The Court also finds nothing improper in the deletion by the CA of the award of actual damages in favor of DPCC. Actual or compensatory damages means the adequate compensation for pecuniary loss suffered and for profits the obligee failed to obtain.  To be entitled to actual or compensatory damages, it is basic that there must be pleading and proof of actual damages suffered.[56] Equally vital to the fact that the amount of loss must be capable of proof, such loss must also be actually proven with a reasonable degree of certainty, premised upon competent proof or the best evidence obtainable.[57] The burden of proof of the damage suffered is, consequently, imposed on the party claiming it[58] who, in turn, should present the best evidence available in support of his claim. It could include sales and delivery receipts, cash and check vouchers and other pieces of documentary evidence of the same nature pertaining to the items he is seeking to recover.  In the absence of corroborative evidence, it has been held that self-serving statements of account are not sufficient basis for an award of actual damages.[59]  Moreover, a claim for actual damages cannot be predicated on flimsy, remote, speculative, and insubstantial proof.[60]  Thus, courts are required to state the factual bases of the award.[61]
2011-02-09
PEREZ, J.
Conformably with the foregoing provision, the rule is long and well settled that there must be pleading and proof of actual damages suffered for the same to be recovered.[43]  In addition to the fact that the amount of loss must be capable of proof, it must also be actually proven with a reasonable degree of certainty, premised upon competent proof or the best evidence obtainable.[44]  The burden of proof of the damage suffered is, consequently, imposed on the party claiming the same[45] who should adduce the best evidence available in support thereof, like sales and delivery receipts, cash and check vouchers and other pieces of documentary evidence of the same nature.  In the absence of corroborative evidence, it has been held that self-serving statements of account are not sufficient basis for an award of actual damages.[46]  Corollary to the principle that a claim for actual damages cannot be predicated on flimsy, remote, speculative, and insubstantial proof,[47] courts are, likewise, required to state the factual bases of the award.[48]
2010-07-02
PERALTA, J.
In Luxuria Homes, Inc., v. Court of Appeals,[25] the Court held that a judgment by default against a defendant does not imply a waiver of rights, except that of being heard and of presenting evidence in his favor. It does not imply admission by the defendant of the facts and causes of action of the plaintiff, because the codal section requires the latter to adduce his evidence in support of his allegations as an indispensable condition before final judgment could be given in his favor. Nor could it be interpreted as an admission by the defendant that the plaintiff's causes of action finds support in the law, or that the latter is entitled to the relief prayed for.
2007-10-26
VELASCO, JR., J.
Second, the other two (2) grounds raised by petitioner are also baseless.
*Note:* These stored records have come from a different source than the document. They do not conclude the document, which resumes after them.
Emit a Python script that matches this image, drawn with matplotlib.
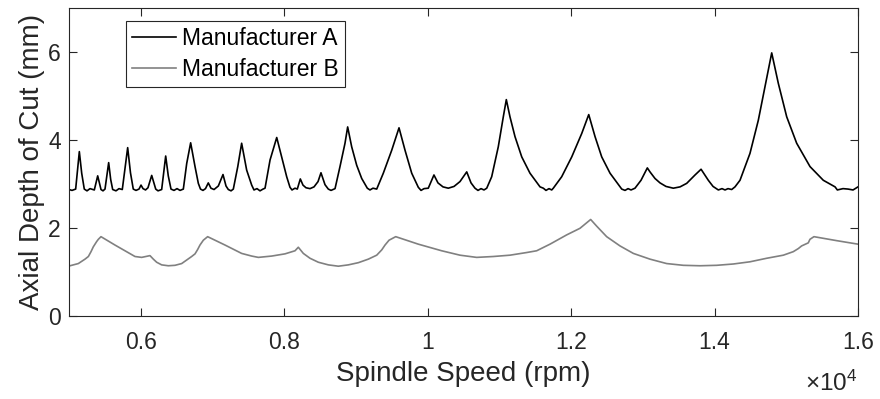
import matplotlib
matplotlib.use("Agg")
import matplotlib.pyplot as plt

plt.rcParams['font.family'] = ['Liberation Sans', 'DejaVu Sans']

# Manufacturer A stability limit (rpm, mm)
speed_a = [5000, 5042, 5093, 5144, 5177, 5213, 5251, 5293, 5353, 5400, 5446, 5474, 5502, 5553, 5581,
           5609, 5655, 5697, 5743, 5818, 5857, 5896, 5934, 5976, 6004, 6032, 6067, 6101, 6153, 6209,
           6241, 6292, 6348, 6384, 6422, 6464, 6506, 6548, 6594, 6641, 6696, 6757, 6803, 6833, 6868,
           6903, 6942, 6979, 7022, 7082, 7147, 7189, 7221, 7259, 7291, 7353, 7407, 7477, 7547, 7579,
           7621, 7663, 7705, 7733, 7803, 7896, 7965, 8035, 8081, 8109, 8151, 8183, 8225, 8262, 8304,
           8360, 8416, 8472, 8513, 8569, 8615, 8653, 8709, 8778, 8848, 8885, 8941, 9011, 9081, 9159,
           9196, 9238, 9290, 9382, 9499, 9601, 9685, 9778, 9870, 9908, 9950, 10009, 10088, 10144, 10214,
           10288, 10368, 10451, 10545, 10605, 10660, 10702, 10744, 10786, 10824, 10893, 10985, 11055, 11097, 11148,
           11218, 11312, 11427, 11567, 11613, 11650, 11692, 11730, 11752, 11869, 12009, 12148, 12246, 12334, 12427,
           12543, 12683, 12706, 12752, 12794, 12836, 12891, 12975, 13063, 13100, 13170, 13240, 13323, 13425, 13519,
           13612, 13728, 13812, 13913, 13979, 14053, 14104, 14146, 14188, 14239, 14285, 14355, 14494, 14610, 14703,
           14797, 14889, 15006, 15145, 15331, 15516, 15680, 15712, 15791, 15861, 15931, 16000]
depth_a = [2.87, 2.85, 2.88, 3.73, 3.24, 2.88, 2.84, 2.89, 2.86, 3.18, 2.87, 2.84, 2.88, 3.48, 3.10,
           2.87, 2.84, 2.89, 2.87, 3.82, 3.25, 2.88, 2.85, 2.88, 2.97, 2.89, 2.86, 2.91, 3.19, 2.88,
           2.84, 2.87, 3.63, 3.18, 2.88, 2.85, 2.89, 2.85, 2.88, 3.46, 3.93, 3.39, 3.01, 2.88, 2.85,
           2.89, 3.02, 2.90, 2.87, 2.95, 3.21, 2.95, 2.87, 2.84, 2.88, 3.39, 3.92, 3.31, 2.97, 2.86,
           2.89, 2.84, 2.88, 2.90, 3.54, 4.05, 3.61, 3.16, 2.92, 2.86, 2.90, 2.88, 3.11, 2.97, 2.91,
           2.89, 2.93, 3.05, 3.25, 2.98, 2.88, 2.85, 2.89, 3.39, 3.92, 4.29, 3.84, 3.42, 3.12, 2.90,
           2.86, 2.90, 2.88, 3.24, 3.76, 4.27, 3.76, 3.24, 2.92, 2.85, 2.89, 2.90, 3.20, 3.02, 2.93,
           2.90, 2.94, 3.05, 3.27, 3.02, 2.90, 2.85, 2.89, 2.86, 2.90, 3.16, 3.84, 4.52, 4.91, 4.52,
           4.07, 3.61, 3.24, 2.93, 2.90, 2.85, 2.89, 2.86, 2.90, 3.16, 3.61, 4.14, 4.57, 4.07, 3.61,
           3.24, 2.93, 2.88, 2.85, 2.89, 2.86, 2.90, 3.08, 3.36, 3.27, 3.12, 3.02, 2.94, 2.90, 2.93,
           3.01, 3.20, 3.33, 3.08, 2.94, 2.86, 2.89, 2.86, 2.89, 2.87, 2.93, 3.08, 3.69, 4.44, 5.20,
           5.97, 5.28, 4.52, 3.92, 3.39, 3.08, 2.93, 2.86, 2.89, 2.88, 2.86, 2.93]

# Manufacturer B stability limit (rpm, mm)
speed_b = [5014, 5130, 5223, 5270, 5307, 5339, 5386, 5409, 5446, 5641, 5920, 6013, 6129, 6176, 6222,
           6292, 6385, 6478, 6571, 6710, 6757, 6794, 6826, 6873, 6933, 7175, 7407, 7547, 7640, 7826,
           8011, 8151, 8197, 8267, 8360, 8476, 8616, 8755, 8894, 9034, 9173, 9290, 9360, 9406, 9462,
           9555, 9870, 10196, 10451, 10683, 10916, 11148, 11380, 11520, 11706, 11938, 12124, 12273, 12356, 12496,
           12682, 12868, 13100, 13332, 13565, 13797, 14029, 14262, 14494, 14727, 14959, 15098, 15168, 15214, 15307,
           15330, 15386, 15702, 16000]
depth_b = [1.14, 1.19, 1.29, 1.35, 1.46, 1.57, 1.69, 1.74, 1.80, 1.61, 1.35, 1.33, 1.37, 1.29, 1.22,
           1.16, 1.14, 1.15, 1.19, 1.35, 1.41, 1.51, 1.61, 1.72, 1.80, 1.61, 1.42, 1.36, 1.33, 1.36,
           1.41, 1.48, 1.56, 1.42, 1.31, 1.22, 1.16, 1.13, 1.16, 1.21, 1.29, 1.38, 1.50, 1.61, 1.72,
           1.80, 1.63, 1.48, 1.38, 1.33, 1.35, 1.38, 1.44, 1.48, 1.63, 1.84, 1.99, 2.19, 2.04, 1.80,
           1.59, 1.42, 1.29, 1.19, 1.15, 1.14, 1.15, 1.18, 1.23, 1.31, 1.38, 1.46, 1.53, 1.59, 1.66,
           1.74, 1.80, 1.71, 1.63]

xticks = [6000, 8000, 10000, 12000, 14000, 16000]
xtick_labels = ['0.6', '0.8', '1', '1.2', '1.4', '1.6']
yticks = [0, 2, 4, 6]
labels = ['Manufacturer A', 'Manufacturer B']

axcol = '#262626'

fig = plt.figure(figsize=(8.8, 3.99), dpi=100)
ax = fig.add_axes([69 / 880, 83 / 399, 789 / 880, 308.5 / 399])

ax.plot(speed_a, depth_a, color='black', lw=1.2, label=labels[0])
ax.plot(speed_b, depth_b, color='#808080', lw=1.2, label=labels[1])

ax.set_xlim(5000, 16000)
ax.set_ylim(0, 7)
ax.set_xticks(xticks)
ax.set_xticklabels(xtick_labels)
ax.set_yticks(yticks)

ax.tick_params(direction='in', length=5.8, width=0.8, colors=axcol, labelsize=16.5,
               top=True, right=True)
ax.tick_params(axis='x', pad=10.5)
ax.tick_params(axis='y', pad=6)
for s in ax.spines.values():
    s.set_color(axcol)
    s.set_linewidth(0.8)

ax.set_xlabel('Spindle Speed (rpm)', fontsize=20, color=axcol)
ax.set_ylabel('Axial Depth of Cut (mm)', fontsize=20, color=axcol)
ax.xaxis.set_label_coords(0.5, -0.147)
ax.yaxis.set_label_coords(-0.030, 0.5)

fig.text(857 / 880, 1 - 391 / 399, '×$\\mathregular{10^4}$', ha='right', va='baseline',
         fontsize=17.5, color=axcol)

leg = ax.legend(loc='upper left', bbox_to_anchor=(0.0722, 0.956), borderaxespad=0,
                fontsize=16.5, fancybox=False, framealpha=1, edgecolor=axcol,
                borderpad=0.28, labelspacing=0.31, handlelength=1.92, handletextpad=0.25)
leg.get_frame().set_linewidth(0.8)

fig.savefig('out.png', dpi=100)
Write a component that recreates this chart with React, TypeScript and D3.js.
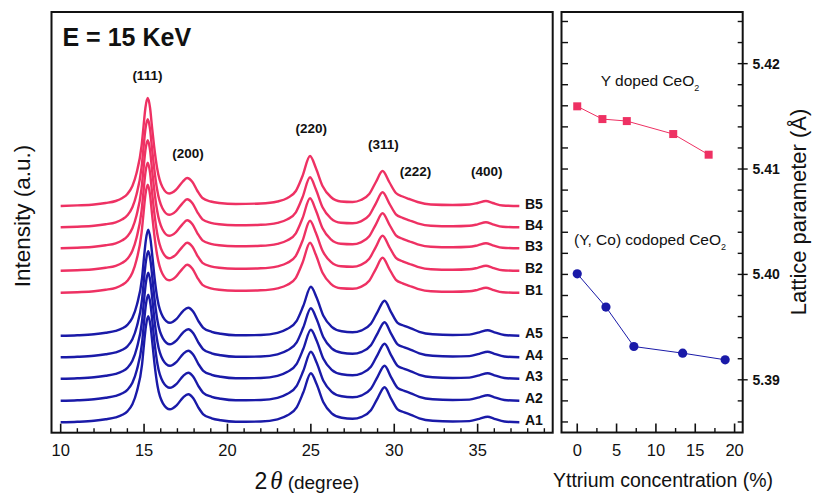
import React from 'react';
import * as d3 from 'd3';

const W = 813;
const H = 494;

// --- data ---
// XRD traces: [2theta, intensity above baseline (a.u.)]
const profileB: [number, number][] = [
  [10, 0], [11, 0.6], [12, 1.5], [12.7, 3], [13.3, 5], [13.7, 8], [14.0, 12], [14.3, 20],
  [14.55, 33], [14.85, 60], [14.97, 80], [15.08, 98], [15.22, 108], [15.36, 98], [15.47, 80],
  [15.6, 60], [15.78, 38], [16.1, 19], [16.5, 12.5], [16.9, 16], [17.3, 24], [17.58, 28],
  [17.9, 24], [18.2, 15], [18.5, 8], [19.0, 4.5], [19.5, 3], [20.5, 2], [22.0, 2.5],
  [23.0, 4.5], [23.6, 8], [24.1, 15], [24.5, 30], [24.95, 50], [25.3, 38], [25.7, 20],
  [26.2, 9], [26.8, 4.5], [27.5, 4], [28.0, 6], [28.5, 12], [28.9, 24], [29.3, 35],
  [29.7, 24], [30.1, 13], [30.5, 9.5], [30.9, 7], [31.4, 4], [32.2, 1.5], [33.5, 1],
  [34.5, 1.5], [35.0, 3], [35.5, 5], [35.9, 3], [36.5, 0.5], [37.5, 0],
];
const profileA: [number, number][] = [
  [10, 0], [11, 0.5], [12, 1.5], [12.7, 3], [13.3, 5], [13.7, 7.5], [14.0, 11], [14.3, 18],
  [14.57, 31], [14.88, 58], [15.0, 79], [15.11, 96], [15.25, 106], [15.39, 96], [15.5, 79],
  [15.63, 58], [15.81, 36], [16.13, 19], [16.55, 13], [16.95, 17], [17.35, 25], [17.65, 28],
  [17.95, 24], [18.25, 15], [18.55, 8], [19.05, 4], [19.6, 2], [20.5, 0.5], [22.0, 0.8],
  [23.0, 3], [23.6, 7], [24.15, 15], [24.55, 30], [25.0, 49], [25.35, 38], [25.75, 20],
  [26.25, 9], [26.85, 4.5], [27.5, 3.5], [28.05, 5.5], [28.6, 12], [29.0, 24], [29.42, 35],
  [29.8, 24], [30.2, 13], [30.6, 10], [31.0, 7.5], [31.5, 4], [32.3, 1.5], [33.5, 0.8],
  [34.5, 1.2], [35.1, 3.5], [35.6, 5.5], [36.0, 3.5], [36.6, 0.8], [37.5, 0],
];

const sampleNames = ['A1', 'A2', 'A3', 'A4', 'A5', 'B1', 'B2', 'B3', 'B4', 'B5'];
const sampleOffsets = [0, 21.5, 43.5, 65, 86.5, 129.5, 151.5, 174, 195, 216.3];

const hklNames = ['(111)', '(200)', '(220)', '(311)', '(222)', '(400)'];
const hklAngles = [15.2, 17.64, 25.02, 29.35, 31.27, 35.55];
const hklLevels = [342, 264.5, 289.8, 273, 246.5, 246.5];

const yDopedConc = [0, 3.2, 6.3, 12.2, 16.7];
const yDopedLattice = [5.41595, 5.41474, 5.41455, 5.41332, 5.41136];
const coDopedConc = [0, 3.65, 7.2, 13.4, 18.8];
const coDopedLattice = [5.40006, 5.3969, 5.39316, 5.39253, 5.3919];

const xTicksLeft = [10, 15, 20, 25, 30, 35];
const xTicksRight = [0, 5, 10, 15, 20];
const yTicksRight = [5.39, 5.4, 5.41, 5.42];

const PINK = '#EE3163';
const BLUE = '#1A1AA8';
const FONT = 'Liberation Sans, Arial, sans-serif';

// --- panel geometry ---
const L = { x0: 51.5, x1: 552.7, y0: 12, y1: 432.7 };
const R = { x0: 561.5, x1: 742.7, y0: 12, y1: 432.5 };

const xL = d3.scaleLinear().domain([9.45, 39.5]).range([L.x0, L.x1]);
const yL = d3.scaleLinear().domain([-10.4, 410.3]).range([L.y1, L.y0]);
const xR = d3.scaleLinear().domain([-2, 21.03]).range([R.x0, R.x1]);
const yR = d3.scaleLinear().domain([5.385, 5.4249]).range([R.y1, R.y0]);

const trace = (profile: [number, number][], off: number) =>
  d3.line<[number, number]>()
    .x(d => xL(d[0]))
    .y(d => yL(d[1] + off))
    .curve(d3.curveMonotoneX)(profile) || '';

const App = () => {
  const minorL = d3.range(10, 40, 1).filter(v => v % 5 !== 0);
  const minorRx = d3.range(0, 9).map(i => i * 2.5).filter(v => v % 5 !== 0 && v <= 21);
  const ticksRy = d3.range(0, 20).map(i => 5.386 + i * 0.002);

  const yLine = d3.line<number>().x((d, i) => xR(yDopedConc[i])).y(d => yR(d));
  const coLine = d3.line<number>().x((d, i) => xR(coDopedConc[i])).y(d => yR(d));

  return (
    <svg width={W} height={H} style={{ position: 'absolute', left: 0, top: 0, background: '#fff' }}
      fontFamily={FONT}>
      <rect x={0} y={0} width={W} height={H} fill="#fff" />

      {/* ---- left panel: XRD traces ---- */}
      {sampleNames.map((name, i) => (
        <g key={name}>
          <path d={trace(name[0] === 'A' ? profileA : profileB, sampleOffsets[i])}
            fill="none" stroke={name[0] === 'A' ? BLUE : PINK} strokeWidth={2.4}
            strokeLinejoin="round" />
          <text x={525} y={yL(sampleOffsets[i]) + 2.5} fontSize={14} fontWeight="bold" fill="#111">{name}</text>
        </g>
      ))}

      {hklNames.map((h, i) => (
        <text key={h} x={xL(hklAngles[i])} y={yL(hklLevels[i])} fontSize={13.5} fontWeight="bold"
          textAnchor="middle" fill="#111">{h}</text>
      ))}

      <text x={62.5} y={45.5} fontSize={25} fontWeight="bold" fill="#111">E = 15 KeV</text>

      {xTicksLeft.map(t => (
        <g key={t}>
          <line x1={xL(t)} x2={xL(t)} y1={L.y1} y2={L.y1 - 9} stroke="#111" strokeWidth={1.6} />
          <text x={xL(t)} y={456} fontSize={16.5} textAnchor="middle" fill="#111">{t}</text>
        </g>
      ))}
      {minorL.map(t => (
        <line key={t} x1={xL(t)} x2={xL(t)} y1={L.y1} y2={L.y1 - 4.5} stroke="#111" strokeWidth={1.4} />
      ))}
      <rect x={L.x0} y={L.y0} width={L.x1 - L.x0} height={L.y1 - L.y0} fill="none" stroke="#111" strokeWidth={2} />

      <text transform={`translate(30,216) rotate(-90)`} fontSize={22.5} textAnchor="middle" fill="#111">Intensity (a.u.)</text>
      <text x={307} y={489} textAnchor="middle" fill="#111">
        <tspan fontSize={23}>2</tspan>
        <tspan fontSize={25} fontStyle="italic" fontFamily="Liberation Serif, serif" dx={3}>θ</tspan>
        <tspan fontSize={19} dx={5}>(degree)</tspan>
      </text>

      {/* ---- right panel: lattice parameter ---- */}
      <path d={yLine(yDopedLattice) || ''} fill="none" stroke={PINK} strokeWidth={1} />
      <path d={coLine(coDopedLattice) || ''} fill="none" stroke={BLUE} strokeWidth={1} />
      {yDopedLattice.map((v, i) => (
        <rect key={i} x={xR(yDopedConc[i]) - 4} y={yR(v) - 4} width={8} height={8} fill={PINK} />
      ))}
      {coDopedLattice.map((v, i) => (
        <circle key={i} cx={xR(coDopedConc[i])} cy={yR(v)} r={4.6} fill={BLUE} />
      ))}

      <text x={650} y={86} fontSize={15.5} textAnchor="middle" fill="#111">
        Y doped CeO<tspan fontSize={9} dy={5}>2</tspan>
      </text>
      <text x={650} y={245} fontSize={15.5} textAnchor="middle" fill="#111">
        (Y, Co) codoped CeO<tspan fontSize={9} dy={5}>2</tspan>
      </text>

      {ticksRy.map((t, i) => {
        const major = yTicksRight.some(m => Math.abs(m - t) < 1e-6);
        return (
          <g key={i}>
            <line x1={R.x0} x2={R.x0 + 6.5} y1={yR(t)} y2={yR(t)} stroke="#111" strokeWidth={1.4} />
            <line x1={R.x1 - 5} x2={major ? R.x1 + 5 : R.x1} y1={yR(t)} y2={yR(t)} stroke="#111" strokeWidth={1.4} />
          </g>
        );
      })}
      {yTicksRight.map(t => (
        <text key={t} x={752.5} y={yR(t) + 5} fontSize={14} fontWeight="bold" fill="#111">{t.toFixed(2)}</text>
      ))}
      {xTicksRight.map(t => (
        <g key={t}>
          <line x1={xR(t)} x2={xR(t)} y1={R.y1} y2={R.y1 - 9} stroke="#111" strokeWidth={1.6} />
          <text x={xR(t)} y={456} fontSize={16.5} textAnchor="middle" fill="#111">{t}</text>
        </g>
      ))}
      {minorRx.map(t => (
        <line key={t} x1={xR(t)} x2={xR(t)} y1={R.y1} y2={R.y1 - 4.5} stroke="#111" strokeWidth={1.4} />
      ))}
      <rect x={R.x0} y={R.y0} width={R.x1 - R.x0} height={R.y1 - R.y0} fill="none" stroke="#111" strokeWidth={2} />

      <text x={663} y={487} fontSize={19.5} textAnchor="middle" fill="#111">Yttrium concentration (%)</text>
      <text transform={`translate(806,212) rotate(-90)`} fontSize={22} textAnchor="middle" fill="#111">Lattice parameter (Å)</text>
    </svg>
  );
};

export default App;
We reiterate the age-old rule in civil cases that one who alleges a fact has the burden of proving it and a mere allegation is not evidence.[48] Verily, petitioner has not shown substantial proof to bolster these allegations. It is quite revealing what was pointed out by Judge Felix in his December 16, 1999 Order, as quoted by the appellate court, that the allegation of respondent's counsel saying to petitioner that "Amin na si Judge" first came out only in petitioner's second supplemental motion with manifestation dated September 7, 1999. If it was indeed uttered by respondent's counsel, such would have been immediately stated in the prior pleadings of petitioner: the urgent motion for reconsideration dated August 26, 1999 and supplemental motion with manifestation dated August 31, 1999. Besides, in a string of cases, this Court has said that bias and prejudice, to be considered valid reasons for the voluntary inhibition of judges, must be proved with clear and convincing evidence. Bare allegations of partiality and prejudgment will not suffice.[49]
2006-11-29
GARCIA, J.
The applicable law being settled, we now remind the petitioner that here, as in other civil cases, the burden of proof rests upon the party who, as determined by the pleadings or the nature of the case, asserts an affirmative issue. Contentions must be proved by competent evidence and reliance must be had on the strength of the party's own evidence and not upon the weakness of the opponent's defense. The petitioner as plaintiff below is not automatically entitled to the relief prayed for. The law gives the defendant some measure of protection as the plaintiff must still prove the allegations in the complaint. Favorable relief can be granted only after the court is convinced that the facts proven by the plaintiff warrant such relief.[14] Indeed, the party alleging a fact has the burden of proving it and a mere allegation is not evidence.[15]
2004-03-30
CARPIO, J.
Salvador supplied the materials for the construction of the Project.[30] Salvador would thus be in the best position to provide the actual increases in the prices of the materials. Salvador also alleged that the prices of construction materials rose substantially since the Project began in July 1990. The rule is that he who alleges a fact has the burden of proving it.[31] Salvador never presented receipts, billings from suppliers or similar documents substantiating his claim. Indeed, Salvador's obdurate refusal to provide the simple details required by the Contract puzzles the Court.
2003-06-10
YNARES-SANTIAGO, J.
As in other civil cases, the burden of proof rests upon the party who, as determined by the pleadings or the nature of the case, asserts an affirmative issue.  Contentions must be proved by competent evidence and reliance must be had on the strength of the party's own evidence and not upon the weakness of the opponent's defense.[38]  This applies with more vigor where, as in the instant case, the plaintiff was allowed to present evidence ex parte.  The plaintiff is not automatically entitled to the relief prayed for. The law gives the defendant some measure of protection as the plaintiff must still prove the allegations in the complaint.  Favorable relief can be granted only after the court is convinced that the facts proven by the plaintiff warrant such relief.[39]  Indeed, the party alleging a fact has the burden of proving it and a mere allegation is not evidence.[40]